Will I Be Replaced Soon
A leading edge question about AI is how soon will it replace human thinking and creating. How long, people want to know, before I am replaced by a machine that never complains, doesn’t need breaks, and never expects a raise in pay.
When it comes to interacting with our everyday digital devices, machine thinking has already replaced human thinking. We allow machine intelligence to navigate the road for us, spell check us, choose how we spend our time, and recommend movies and books. How long before it is creating for us? Writing for us? Composing for us? Making paintings?
Maybe longer than you think.
Look at journalism. Bots already write weather reports and report on sports scores. Since 2017, the Associated Press has been using computer vision AI to label incoming photographs so editors can work faster. The system isn’t totally independent, though. It required editors to supervise and train it.
There’s a project in the UK called RADAR that semi-automatically creates news articles. It still needs human help as well. Six journalists give it government data sets and help the program decide what is newsworthy about them. A story about aging could have localized stats included.
We’re at the stage right now where AI can automate only about 15 percent of a reporter’s job and nine percent of an editor’s job. Humans are still ahead of bots when it comes to working with sources, making choices about what goes in and what stays out of a story, and the broad area of guesswork and genius we call creativity.

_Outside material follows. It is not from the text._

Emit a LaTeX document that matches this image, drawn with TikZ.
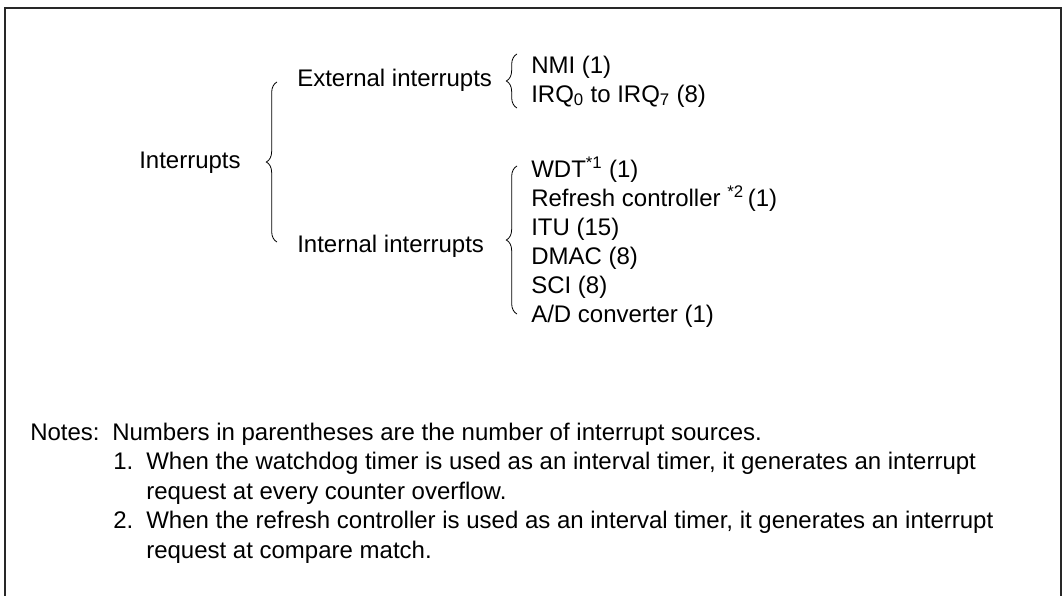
\documentclass[tikz,border=0pt]{standalone}
\usepackage{fontspec}
\setmainfont{Liberation Sans}
\usetikzlibrary{decorations.pathreplacing}

\begin{document}
\begin{tikzpicture}[x=0.75pt,y=0.75pt,yscale=-1,
  txt/.style={anchor=base west,inner sep=0pt,font=\fontsize{18}{22}\selectfont},
  curly/.style={decorate,decoration={brace,amplitude=8pt},line width=0.6pt}]
\useasboundingbox (0,0) rectangle (1064,596);

%Straight Lines [id:frame]
\draw [color={rgb, 255:red, 40; green, 40; blue, 40 }, line width=1.1pt]   (5,596) -- (5,8) -- (1061,8) -- (1061,596) ;

% Text Node
\node [txt] (intr) at (139,168) {Interrupts};
% Text Node
\node [txt] (ext) at (297,86) {External interrupts};
% Text Node
\node [txt] (int) at (297,252) {Internal interrupts};
% Text Node
\node [txt] (nmi) at (531,73) {NMI (1)};
% Text Node
\node [txt] (irq) at (531,102) {IRQ\textsubscript{0} to IRQ\textsubscript{7} (8)};
% Text Node
\node [txt] (wdt) at (531,177) {WDT\textsuperscript{*1} (1)};
% Text Node
\node [txt] (rfsh) at (531,206) {Refresh controller \textsuperscript{*2}\,(1)};
% Text Node
\node [txt] (itu) at (531,235) {ITU (15)};
% Text Node
\node [txt] (dmac) at (531,264) {DMAC (8)};
% Text Node
\node [txt] (sci) at (531,293) {SCI (8)};
% Text Node
\node [txt] (adc) at (531,322) {A/D converter (1)};

%Braces
\coordinate (b1bot) at (277,242);
\coordinate (b1top) at (277,82);
\draw [curly]   (b1bot) -- (b1top) ;
\coordinate (b2bot) at (517,108);
\coordinate (b2top) at (517,54);
\draw [curly]   (b2bot) -- (b2top) ;
\coordinate (b3bot) at (517,314);
\coordinate (b3top) at (517,166);
\draw [curly]   (b3bot) -- (b3top) ;

% Text Node
\node [txt] (notes) at (30,440) {Notes:};
% Text Node
\node [txt] (nt0) at (112,440) {Numbers in parentheses are the number of interrupt sources.};
% Text Node
\node [txt] (nt1n) at (113,469.5) {1.};
% Text Node
\node [txt] (nt1a) at (146,469.5) {When the watchdog timer is used as an interval timer, it generates an interrupt};
% Text Node
\node [txt] (nt1b) at (146,499) {request at every counter overflow.};
% Text Node
\node [txt] (nt2n) at (113,528.5) {2.};
% Text Node
\node [txt] (nt2a) at (146,528.5) {When the refresh controller is used as an interval timer, it generates an interrupt};
% Text Node
\node [txt] (nt2b) at (146,558) {request at compare match.};

\end{tikzpicture}
\end{document}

It’s a different story in generative art and audio. Bots are able to learn how to create visual art if they are trained on existing examples made by humans. And if you’ve played around at all with Garage Band lately, you’ll find that the machine can do a lot of your creative thinking for you, choosing instruments and even genres for you to work in. You don’t need to know your way around a piano to instantly get the value of Garage Band’s arpeggio builder. You can sound like Philip Glass in about a minute.
Machines already help me with my writing when I need to remember things, connect storylines, and remain consistent in my storytelling. I am a devoted user of Scrivener. It’s of great value for me to have a table of contents that updates depending on what stage of writing I’m in. With long-form projects, like the novel I’m working on, I cross-reference facts across all chapters. With short-form projects, like podcasts edits, I use Scrivener to help me divide up interview transcripts into segments so that I can build the storyline.
Planning long-form fiction in the digital world is a pleasure. I still write in notebooks. I like pencils. But there is something about seeing the whole picture that the digital environment delivers that I can’t resist. If you want to go deeper into this, Granthika is an app designed to be your extra brain when working on longform fiction.